Angle Estimation for Bistatic MIMO Radar with a Sparse Moving Array in the Presence of Position Errors and Gain-Phase Perturbation

We recently extended the degrees of freedom for the bistatic multiple-input multiple-output (MIMO) radar by exploiting sparse array motion at the receiver part, and considered the sensor position errors arising from array motion. However, this technique does not consider the sensor position errors along the $x$-Axis and the $y$-Axis, nor the gain-phase errors of the sparse moving array. There are also spurious results during the angle estimation. This article extends the one-dimensional sensor position errors to the case of two-dimensional errors generated by the array motion and considers the gain-phase perturbation of the sparse moving array, which is inevitable on the moving platform.

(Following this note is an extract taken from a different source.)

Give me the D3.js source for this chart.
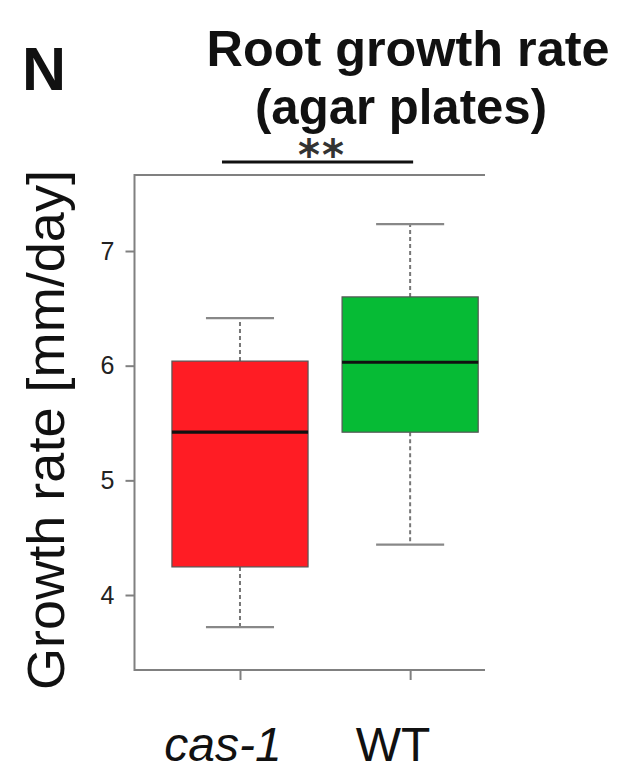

We first use a dedicated calibration source to estimate the gain-phase errors and compensate for the received data to obtain accurate angle estimates. We get the angle estimates by two approaches: one relies on the calibration source, and the other resorts to self-calibration processing. We also introduce an unfolded coprime linear array at the receiver part, which avoids spurious results and increases the array aperture. The ambiguous solutions of the proposed methods are theoretically analyzed, and the Cramér-Rao bound of angle estimate errors in the presence of sensor position errors is derived. Finally, numerous simulation results show that our methods can achieve superior estimation performance under the aforementioned errors.